Die Grundlagen für eine gelungene Kommunikation zwischen Gehirn, Darm und den intestinalen Mikroorganismen werden schon vor der Geburt gelegt, zum Beispiel durch den Lebensstil in der Schwangerschaft. Auch Faktoren wie eine natürliche Geburt und Stillen helfen bei einer gesunden Entwicklung des Darms und der Darmmikrobiota. Im späteren Leben sind es günstige Lebensstilfaktoren wie eine pflanzenbasierte, ballaststoffreiche Ernährung, eine gute Balance zwischen Bewegung und Entspannung und eine gesunde Schlafhygiene, die sich positiv auf die Darmgesundheit auswirken. Die Erforschung der Darm-Hirn-Mikrobiom-Achse liefert uns neue, spannende Erkenntnisse. Sie zeigt, dass nicht nur die Kommunikation mit unserer Außenwelt Einfluss auf unser körperliches, seelisches und geistiges Wohlbefinden nimmt, sondern auch die Kommunikation in unserem Bauch mit den dort ansässigen Mikroorganismen.

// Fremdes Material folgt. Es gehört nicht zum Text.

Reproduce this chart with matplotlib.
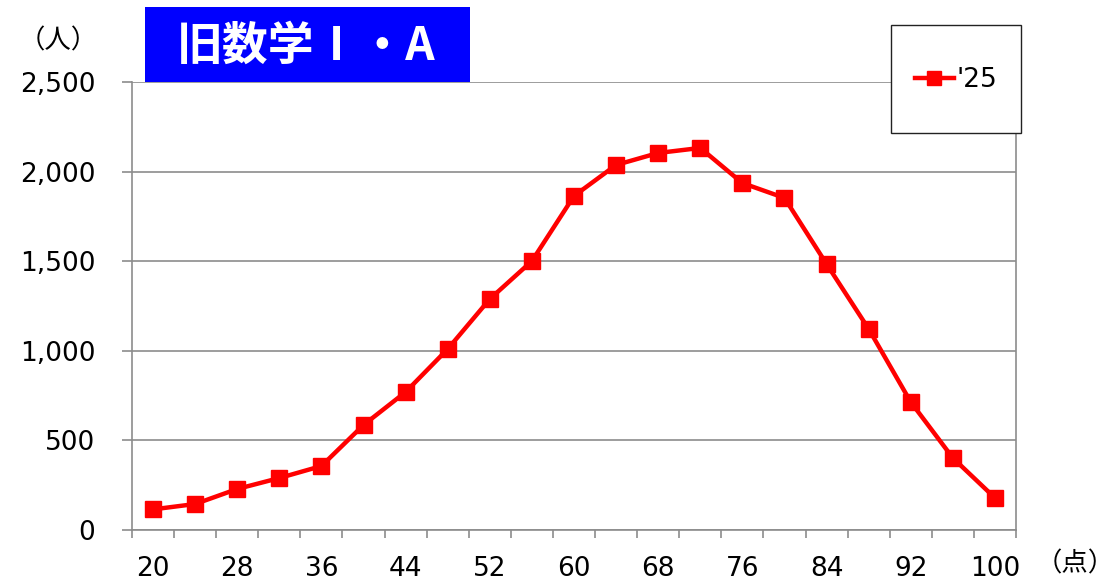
import matplotlib
matplotlib.use("Agg")
import matplotlib.pyplot as plt
from matplotlib.patches import Rectangle
from matplotlib.ticker import FuncFormatter, MultipleLocator

plt.rcParams['font.family'] = ['DejaVu Sans', 'Noto Sans CJK JP']

# scores (category axis) and number of examinees
scores = [20, 24, 28, 32, 36, 40, 44, 48, 52, 56, 60,
          64, 68, 72, 76, 80, 84, 88, 92, 96, 100]
counts = [115, 145, 229, 290, 357, 586, 770, 1010, 1289, 1501, 1864,
          2037, 2104, 2132, 1936, 1853, 1484, 1122, 714, 402, 179]
series_label = "'25"
title_text = "旧数学Ⅰ・A"

W, H = 1120, 582
fig = plt.figure(figsize=(W / 100, H / 100), dpi=100)
ax = fig.add_axes([132 / W, 1 - 530 / H, (1016 - 132) / W, (530 - 82) / H])

x = list(range(len(scores)))
line, = ax.plot(x, counts, color='#FF0000', lw=3.2, marker='s', markersize=11.5,
                markeredgecolor='#FF0000', label=series_label, zorder=3)

ax.set_xlim(-0.5, len(scores) - 0.5)
ax.set_ylim(0, 2500)
ax.yaxis.set_major_locator(MultipleLocator(500))
ax.yaxis.set_major_formatter(FuncFormatter(lambda v, p: f"{int(v):,}"))
ax.grid(axis='y', color='#8c8c8c', lw=1.2)
ax.set_axisbelow(True)

ax.set_xticks(x[::2])
ax.set_xticklabels([str(s) for s in scores[::2]])
ax.set_xticks([i - 0.5 for i in range(len(scores) + 1)], minor=True)
ax.tick_params(axis='x', which='major', length=0, pad=19, labelsize=19)
ax.tick_params(axis='x', which='minor', length=6, width=1.2, color='#8c8c8c')
ax.tick_params(axis='y', length=7.5, width=1.2, color='#8c8c8c', pad=19, labelsize=19)

for s in ['left', 'bottom', 'right']:
    ax.spines[s].set_color('#8c8c8c')
    ax.spines[s].set_linewidth(1.2)
ax.spines['top'].set_visible(False)

# title box
fig.patches.append(Rectangle((145 / W, 1 - 82 / H), 325 / W, 75 / H,
                             transform=fig.transFigure, facecolor='#0000FF',
                             edgecolor='none', zorder=5))
fig.text(306 / W, 1 - 47 / H, title_text, color='white', fontsize=33,
         fontweight='bold', ha='center', va='center', zorder=6,
         family=['Noto Sans CJK JP', 'DejaVu Sans'])

# legend box
fig.patches.append(Rectangle((891 / W, 1 - 133 / H), 130 / W, 108 / H,
                             transform=fig.transFigure, facecolor='white',
                             edgecolor='#222222', lw=1, zorder=5))
leg = fig.legend(handles=[line], loc='center', bbox_to_anchor=(956 / W, 1 - 80 / H),
                 frameon=False, fontsize=19, handlelength=1.5, handletextpad=0.1,
                 markerscale=0.85)
leg.set_zorder(6)

fig.text(58 / W, 1 - 41 / H, "（人）", fontsize=19, ha='center', va='center',
         family=['Noto Sans CJK JP', 'DejaVu Sans'])
fig.text(1075 / W, 1 - 564 / H, "（点）", fontsize=19, ha='center', va='center',
         family=['Noto Sans CJK JP', 'DejaVu Sans'])

fig.savefig('out.png', dpi=100)
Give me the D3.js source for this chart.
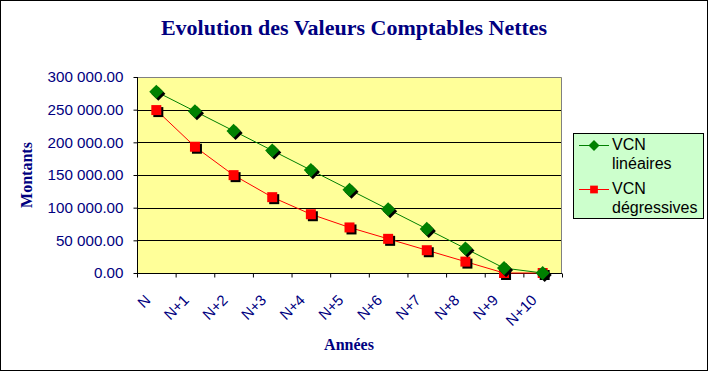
<!DOCTYPE html>
<html><head><meta charset="utf-8">
<script src="https://cdn.jsdelivr.net/npm/d3@7"></script>
<style>body{margin:0;background:#fff}svg{display:block}</style>
</head><body><svg id="c" width="709" height="372"></svg>
<script>
const categories = ["N","N+1","N+2","N+3","N+4","N+5","N+6","N+7","N+8","N+9","N+10"];
const lineaires = [277500,247500,217500,187500,157500,127500,97500,67500,37500,7500,0];
const degressives = [249375,193266,149781,116080,89962,69721,52291,34861,17430,0,0];
const yTicks = [0,50000,100000,150000,200000,250000,300000];
const seriesNames = [["VCN","linéaires"],["VCN","dégressives"]];
const title = "Evolution des Valeurs Comptables Nettes";
const yTitle = "Montants", xTitle = "Années";

const navy = "#000080";
const svg = d3.select("#c");
svg.append("rect").attr("x",0.5).attr("y",0.5).attr("width",707).attr("height",370)
  .attr("fill","#fff").attr("stroke","#000");

const L=137,R=562,T=77,B=273;
const x = d3.scaleBand().domain(categories).range([L,R]).paddingInner(0).paddingOuter(0);
const xb = d3.scaleLinear().domain([0,categories.length]).range([L,R]);
const y = d3.scaleLinear().domain([0,300000]).range([B,T]);
const cx = d => x(d)+x.bandwidth()/2;

svg.append("rect").attr("x",L).attr("y",T).attr("width",R-L).attr("height",B-T).attr("fill","#FFFF99");
svg.append("g").selectAll("line").data(yTicks.filter(v=>v>0&&v<300000)).join("line")
  .attr("x1",L).attr("x2",R).attr("y1",d=>Math.round(y(d))+0.5).attr("y2",d=>Math.round(y(d))+0.5)
  .attr("stroke","#000");
svg.append("path").attr("d",`M${L},${T+0.5}H${R-0.5}V${B}`).attr("fill","none").attr("stroke","#808080");

const loc = d3.formatLocale({decimal:".",thousands:" ",grouping:[3],currency:["",""]});
const fmt = loc.format(",.2f");
const ya = svg.append("g").attr("transform",`translate(${L+0.5},0)`)
  .call(d3.axisLeft(y).tickValues(yTicks).tickSize(4).tickPadding(10).tickFormat(fmt));
ya.select(".domain").attr("d",`M0,${T}V${B+0.5}`).attr("stroke","#000");
ya.selectAll(".tick line").attr("stroke","#000");
ya.selectAll(".tick text").attr("fill",navy).attr("font-family","'Liberation Sans',Arial,sans-serif").attr("font-size",15.2);

const xa = svg.append("g").attr("transform",`translate(0,${B+0.5})`)
  .call(d3.axisBottom(xb).tickValues(d3.range(categories.length+1)).tickSize(4).tickFormat(""));
xa.select(".domain").attr("d",`M${L},0H${R}`).attr("stroke","#000");
xa.selectAll(".tick line").attr("stroke","#000");

svg.append("g").selectAll("text").data(categories).join("text")
  .attr("transform",d=>`translate(${cx(d)-5},${B+28}) rotate(-45)`)
  .attr("text-anchor","end").attr("fill",navy)
  .attr("font-family","'Liberation Sans',Arial,sans-serif").attr("font-size",15).text(d=>d);

svg.append("text").attr("x",354).attr("y",35).attr("text-anchor","middle").attr("fill",navy)
  .attr("font-family","'Liberation Serif','Times New Roman',serif").attr("font-weight","bold").attr("font-size",22).text(title);
svg.append("text").attr("transform","translate(32,175) rotate(-90)").attr("text-anchor","middle").attr("fill",navy)
  .attr("font-family","'Liberation Serif','Times New Roman',serif").attr("font-weight","bold").attr("font-size",16).text(yTitle);
svg.append("text").attr("x",349).attr("y",350).attr("text-anchor","middle").attr("fill",navy)
  .attr("font-family","'Liberation Serif','Times New Roman',serif").attr("font-weight","bold").attr("font-size",16).text(xTitle);

const line = d3.line().x((d,i)=>cx(categories[i])).y(d=>y(d));
svg.append("path").datum(degressives).attr("d",line).attr("fill","none").attr("stroke","#FF0000").attr("stroke-width",1);
svg.append("path").datum(lineaires).attr("d",line).attr("fill","none").attr("stroke","#008000").attr("stroke-width",1);

const sq = d3.symbol().type(d3.symbolSquare).size(100);
function markers(data, color, rot){
  const g = svg.append("g");
  data.forEach((v,i)=>{
    const px=cx(categories[i]), py=y(v);
    g.append("path").attr("d",sq()).attr("fill","#000").attr("transform",`translate(${px+2},${py+2}) rotate(${rot})`);
    g.append("path").attr("d",sq()).attr("fill",color).attr("transform",`translate(${px},${py}) rotate(${rot})`);
  });
}
markers(degressives,"#FF0000",0);
markers(lineaires,"#008000",45);

const lg = svg.append("g");
lg.append("rect").attr("x",573.5).attr("y",133.5).attr("width",130).attr("height",85).attr("fill","#CCFFCC").attr("stroke","#000");
const lsym = d3.symbol().type(d3.symbolSquare).size(60);
[["#008000",45,145],["#FF0000",0,189]].forEach((e,i)=>{
  lg.append("line").attr("x1",579).attr("x2",609).attr("y1",e[2]+0.5).attr("y2",e[2]+0.5).attr("stroke",e[0]);
  lg.append("path").attr("d",lsym()).attr("fill",e[0]).attr("transform",`translate(594,${e[2]+0.5}) rotate(${e[1]})`);
  seriesNames[i].forEach((t,j)=>{
    lg.append("text").attr("x",612).attr("y",e[2]+5+j*19).attr("fill","#000")
      .attr("font-family","'Liberation Sans',Arial,sans-serif").attr("font-size",16).text(t);
  });
});
</script></body></html>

Obwohl diese Erkenntnisse zahlreiche Ansätze für neue Therapien liefern, ist man in Fachkreisen noch zurückhaltend. Grund dafür ist, dass nach wie vor nicht bekannt ist, wie eine normale beziehungsweise gesunde Zusammensetzung des Mikrobioms genau aussieht. Außerdem stammen die bisherigen Ergebnisse überwiegend aus Tierstudien oder Untersuchungen im Reagenzglas, was die Übertragbarkeit auf den Menschen erschwert. Was die Erforschung des komplexen Zusammenspiels von Gehirn, Darm und Mikrobiota in jedem Fall bestätigt: Wir müssen den Menschen mehr denn je als Einheit von Körper, Seele und Geist begreifen und behandeln.